-- WHAT YOU ARE ASKED TO DO --
Reproduce the listing below character for character; drop every image.

***

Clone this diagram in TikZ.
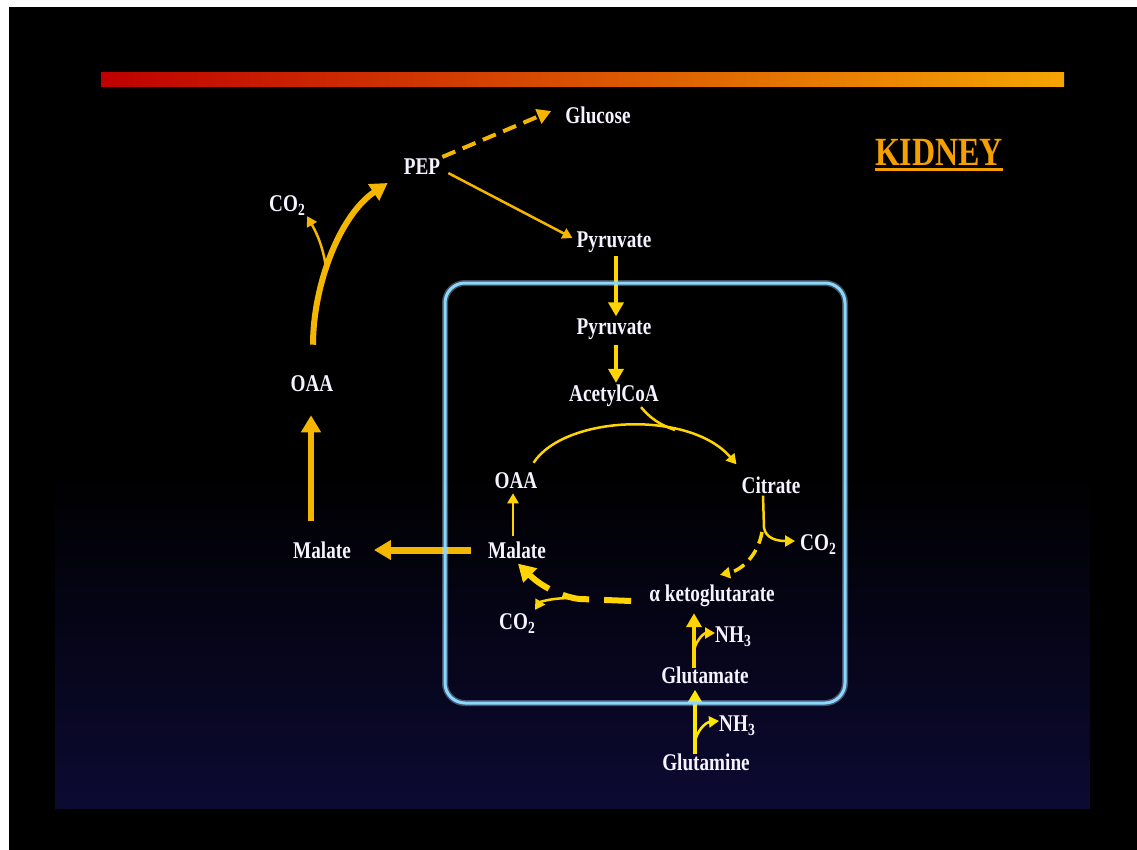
\documentclass[tikz,border=0pt]{standalone}
\usepackage{fontspec}
\setmainfont{Liberation Serif}[FakeStretch=0.8]
\usetikzlibrary{arrows.meta,calc}
\definecolor{gold}{RGB}{245,182,0}
\definecolor{yel}{RGB}{255,212,0}
\definecolor{byel}{RGB}{255,232,0}
\definecolor{txt}{RGB}{246,242,255}
\definecolor{boxblue}{RGB}{140,215,255}
\definecolor{navy}{RGB}{12,10,50}
\definecolor{kid}{RGB}{245,160,0}
\definecolor{bardark}{RGB}{190,0,0}
\definecolor{barlight}{RGB}{245,165,0}
\newcommand\mysub[1]{\raisebox{-4pt}{\fontsize{17}{18}\selectfont #1}}
\begin{document}
\begin{tikzpicture}[x=1pt,y=-1pt,
  lbl/.style={text=txt,font=\fontsize{24}{27}\selectfont\bfseries,inner sep=2pt},
  thinarr/.style={draw=#1,line width=2.5pt,-{Triangle[length=10pt,width=11pt]}},
  medarr/.style={draw=#1,line width=4.5pt,-{Triangle[length=14pt,width=15pt]}},
  bigarr/.style={draw=#1,line width=6.5pt,-{Triangle[length=17pt,width=19pt]}},
  thinline/.style={draw=#1,line width=2.5pt}]
% background
\fill[white] (0,0) rectangle (1137,850);
\fill[black] (9,7) rectangle (1137,850);
\shade[top color=black,bottom color=navy] (55,470) rectangle (1090,808);
\shade[left color=bardark,right color=barlight] (101,73) rectangle (1064,87);

% nodes
\node[lbl] (glucose) at (598,115) {Glucose};
\node[lbl] (pep) at (422,167) {PEP};
\node[text=kid,font=\fontsize{40}{44}\selectfont\bfseries,inner sep=0pt] (kidney) at (939,152) {KIDNEY};
\node[lbl] (co2a) at (287,206) {CO\mysub{2}};
\node[lbl] (pyr1) at (614,242) {Pyruvate};
\node[lbl] (pyr2) at (614,329) {Pyruvate};
\node[lbl] (acoa) at (614,396) {AcetylCoA};
\node[lbl] (oaa1) at (516,481) {OAA};
\node[lbl] (cit) at (771,485) {Citrate};
\node[lbl] (co2b) at (818,545) {CO\mysub{2}};
\node[lbl] (mal1) at (517,550) {Malate};
\node[lbl] (akg) at (712,596) {α ketoglutarate};
\node[lbl] (co2c) at (517,624) {CO\mysub{2}};
\node[lbl] (nh3a) at (733,637) {NH\mysub{3}};
\node[lbl] (glu) at (705,675) {Glutamate};
\node[lbl] (nh3b) at (737,726) {NH\mysub{3}};
\node[lbl] (gln) at (706,762) {Glutamine};
\node[lbl] (mal2) at (322,550) {Malate};
\node[lbl] (oaa2) at (312,384) {OAA};

\draw[kid,line width=2.5pt] ($(kidney.south west)+(0,4)$) -- ($(kidney.south east)+(0,4)$);

% branch points
\coordinate (oaabr) at (326,268);
\coordinate (citbr) at (764,528);
\coordinate (akgbr) at (580,599);
\coordinate (glubr) at (694,650);
\coordinate (glnbr) at (696,738);

% outer connectors
\draw[medarr=gold,line width=4pt,dash pattern=on 14pt off 8pt] ($(pep.north east)+(0,0)$) -- ($(glucose.west)+(-12,-4)$);
\draw[thinarr=gold] ($(pep.south east)+(6,-4)$) -- ($(pyr1.west)+(-2,-4)$);
\draw[bigarr=gold,line width=6pt] ($(oaa2.north)+(1,-29)$) .. controls (313,285) and (340,215) .. ($(pep.west)+(-14,16)$);
\draw[thinarr=gold] (oaabr) .. controls (323,245) and (315,230) .. ($(co2a.south)+(20,-2)$);
\draw[bigarr=gold] ($(mal2.north)+(-11,-18)$) -- ($(oaa2.south)+(-1,21)$);
\draw[bigarr=gold,line width=7pt] ($(mal1.west)+(-15,0)$) -- ($(mal2.east)+(21,0)$);

% inner connectors
\draw[medarr=yel] ($(pyr1.south)+(2,1)$) -- ($(pyr2.north)+(2,0)$);
\draw[medarr=yel] ($(pyr2.south)+(2,3)$) -- ($(acoa.north)+(2,0)$);
\draw[thinarr=yel] ($(oaa1.north east)+(-6,-8)$) .. controls (565,415) and (690,410) .. ($(cit.north west)+(-3,-10)$);
\draw[thinline=yel] ($(acoa.south east)+(-20,-2)$) .. controls (650,418) and (660,425) .. (675,430);
\draw[thinline=yel] ($(cit.south)+(-8,0)$) -- (citbr);
\draw[thinarr=yel] (citbr) .. controls (766,538) and (776,541) .. ($(co2b.west)+(-3,-4)$);
\draw[thinarr=yel,dash pattern=on 12pt off 7pt,line width=3.5pt] ($(citbr)+(-2,4)$) .. controls (758,555) and (742,570) .. ($(akg.north)+(8,-8)$);
\draw[bigarr=yel,line width=6pt,dash pattern=on 27pt off 15pt] ($(akg.west)+(-16,5)$) -- (akgbr) .. controls (568,598) and (545,590) .. ($(mal1.south)+(1,3)$);
\draw[thinarr=yel] (akgbr) .. controls (558,596) and (540,602) .. ($(co2c.north east)+(-2,-2)$);
\draw[thinarr=yel] ($(mal1.north)+(-4,-3)$) -- ($(oaa1.south)+(-3,2)$);
\draw[medarr=yel] ($(glu.north)+(-11,4)$) -- ($(akg.south)+(-18,4)$);
\draw[thinarr=yel] (glubr) .. controls (697,638) and (705,633) .. ($(nh3a.west)+(2,-4)$);
\draw[medarr=byel] ($(gln.north)+(-11,3)$) -- ($(glu.south)+(-10,4)$);
\draw[thinarr=byel] (glnbr) .. controls (699,728) and (707,722) .. ($(nh3b.west)+(2,-5)$);

% mitochondrion box
\draw[boxblue!60,line width=6pt,opacity=0.35,rounded corners=20pt] (445,283) rectangle (845,703);
\draw[boxblue,line width=3pt,rounded corners=20pt] (445,283) rectangle (845,703);
\end{tikzpicture}
\end{document}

***

-- TASK RESULT --
Clone this diagram in TikZ.
\documentclass[tikz,border=0pt]{standalone}
\usepackage{fontspec}
\setmainfont{Liberation Serif}[FakeStretch=0.8]
\usetikzlibrary{arrows.meta,calc}
\definecolor{gold}{RGB}{245,182,0}
\definecolor{yel}{RGB}{255,212,0}
\definecolor{byel}{RGB}{255,232,0}
\definecolor{txt}{RGB}{246,242,255}
\definecolor{boxblue}{RGB}{140,215,255}
\definecolor{navy}{RGB}{12,10,50}
\definecolor{kid}{RGB}{245,160,0}
\definecolor{bardark}{RGB}{190,0,0}
\definecolor{barlight}{RGB}{245,165,0}
\newcommand\mysub[1]{\raisebox{-4pt}{\fontsize{17}{18}\selectfont #1}}
\begin{document}
\begin{tikzpicture}[x=1pt,y=-1pt,
  lbl/.style={text=txt,font=\fontsize{24}{27}\selectfont\bfseries,inner sep=2pt},
  thinarr/.style={draw=#1,line width=2.5pt,-{Triangle[length=10pt,width=11pt]}},
  medarr/.style={draw=#1,line width=4.5pt,-{Triangle[length=14pt,width=15pt]}},
  bigarr/.style={draw=#1,line width=6.5pt,-{Triangle[length=17pt,width=19pt]}},
  thinline/.style={draw=#1,line width=2.5pt}]
% background
\fill[white] (0,0) rectangle (1137,850);
\fill[black] (9,7) rectangle (1137,850);
\shade[top color=black,bottom color=navy] (55,470) rectangle (1090,808);
\shade[left color=bardark,right color=barlight] (101,73) rectangle (1064,87);

% nodes
\node[lbl] (glucose) at (598,115) {Glucose};
\node[lbl] (pep) at (422,167) {PEP};
\node[text=kid,font=\fontsize{40}{44}\selectfont\bfseries,inner sep=0pt] (kidney) at (939,152) {KIDNEY};
\node[lbl] (co2a) at (287,206) {CO\mysub{2}};
\node[lbl] (pyr1) at (614,242) {Pyruvate};
\node[lbl] (pyr2) at (614,329) {Pyruvate};
\node[lbl] (acoa) at (614,396) {AcetylCoA};
\node[lbl] (oaa1) at (516,481) {OAA};
\node[lbl] (cit) at (771,485) {Citrate};
\node[lbl] (co2b) at (818,545) {CO\mysub{2}};
\node[lbl] (mal1) at (517,550) {Malate};
\node[lbl] (akg) at (712,596) {α ketoglutarate};
\node[lbl] (co2c) at (517,624) {CO\mysub{2}};
\node[lbl] (nh3a) at (733,637) {NH\mysub{3}};
\node[lbl] (glu) at (705,675) {Glutamate};
\node[lbl] (nh3b) at (737,726) {NH\mysub{3}};
\node[lbl] (gln) at (706,762) {Glutamine};
\node[lbl] (mal2) at (322,550) {Malate};
\node[lbl] (oaa2) at (312,384) {OAA};

\draw[kid,line width=2.5pt] ($(kidney.south west)+(0,4)$) -- ($(kidney.south east)+(0,4)$);

% branch points
\coordinate (oaabr) at (326,268);
\coordinate (citbr) at (764,528);
\coordinate (akgbr) at (580,599);
\coordinate (glubr) at (694,650);
\coordinate (glnbr) at (696,738);

% outer connectors
\draw[medarr=gold,line width=4pt,dash pattern=on 14pt off 8pt] ($(pep.north east)+(0,0)$) -- ($(glucose.west)+(-12,-4)$);
\draw[thinarr=gold] ($(pep.south east)+(6,-4)$) -- ($(pyr1.west)+(-2,-4)$);
\draw[bigarr=gold,line width=6pt] ($(oaa2.north)+(1,-29)$) .. controls (313,285) and (340,215) .. ($(pep.west)+(-14,16)$);
\draw[thinarr=gold] (oaabr) .. controls (323,245) and (315,230) .. ($(co2a.south)+(20,-2)$);
\draw[bigarr=gold] ($(mal2.north)+(-11,-18)$) -- ($(oaa2.south)+(-1,21)$);
\draw[bigarr=gold,line width=7pt] ($(mal1.west)+(-15,0)$) -- ($(mal2.east)+(21,0)$);

% inner connectors
\draw[medarr=yel] ($(pyr1.south)+(2,1)$) -- ($(pyr2.north)+(2,0)$);
\draw[medarr=yel] ($(pyr2.south)+(2,3)$) -- ($(acoa.north)+(2,0)$);
\draw[thinarr=yel] ($(oaa1.north east)+(-6,-8)$) .. controls (565,415) and (690,410) .. ($(cit.north west)+(-3,-10)$);
\draw[thinline=yel] ($(acoa.south east)+(-20,-2)$) .. controls (650,418) and (660,425) .. (675,430);
\draw[thinline=yel] ($(cit.south)+(-8,0)$) -- (citbr);
\draw[thinarr=yel] (citbr) .. controls (766,538) and (776,541) .. ($(co2b.west)+(-3,-4)$);
\draw[thinarr=yel,dash pattern=on 12pt off 7pt,line width=3.5pt] ($(citbr)+(-2,4)$) .. controls (758,555) and (742,570) .. ($(akg.north)+(8,-8)$);
\draw[bigarr=yel,line width=6pt,dash pattern=on 27pt off 15pt] ($(akg.west)+(-16,5)$) -- (akgbr) .. controls (568,598) and (545,590) .. ($(mal1.south)+(1,3)$);
\draw[thinarr=yel] (akgbr) .. controls (558,596) and (540,602) .. ($(co2c.north east)+(-2,-2)$);
\draw[thinarr=yel] ($(mal1.north)+(-4,-3)$) -- ($(oaa1.south)+(-3,2)$);
\draw[medarr=yel] ($(glu.north)+(-11,4)$) -- ($(akg.south)+(-18,4)$);
\draw[thinarr=yel] (glubr) .. controls (697,638) and (705,633) .. ($(nh3a.west)+(2,-4)$);
\draw[medarr=byel] ($(gln.north)+(-11,3)$) -- ($(glu.south)+(-10,4)$);
\draw[thinarr=byel] (glnbr) .. controls (699,728) and (707,722) .. ($(nh3b.west)+(2,-5)$);

% mitochondrion box
\draw[boxblue!60,line width=6pt,opacity=0.35,rounded corners=20pt] (445,283) rectangle (845,703);
\draw[boxblue,line width=3pt,rounded corners=20pt] (445,283) rectangle (845,703);
\end{tikzpicture}
\end{document}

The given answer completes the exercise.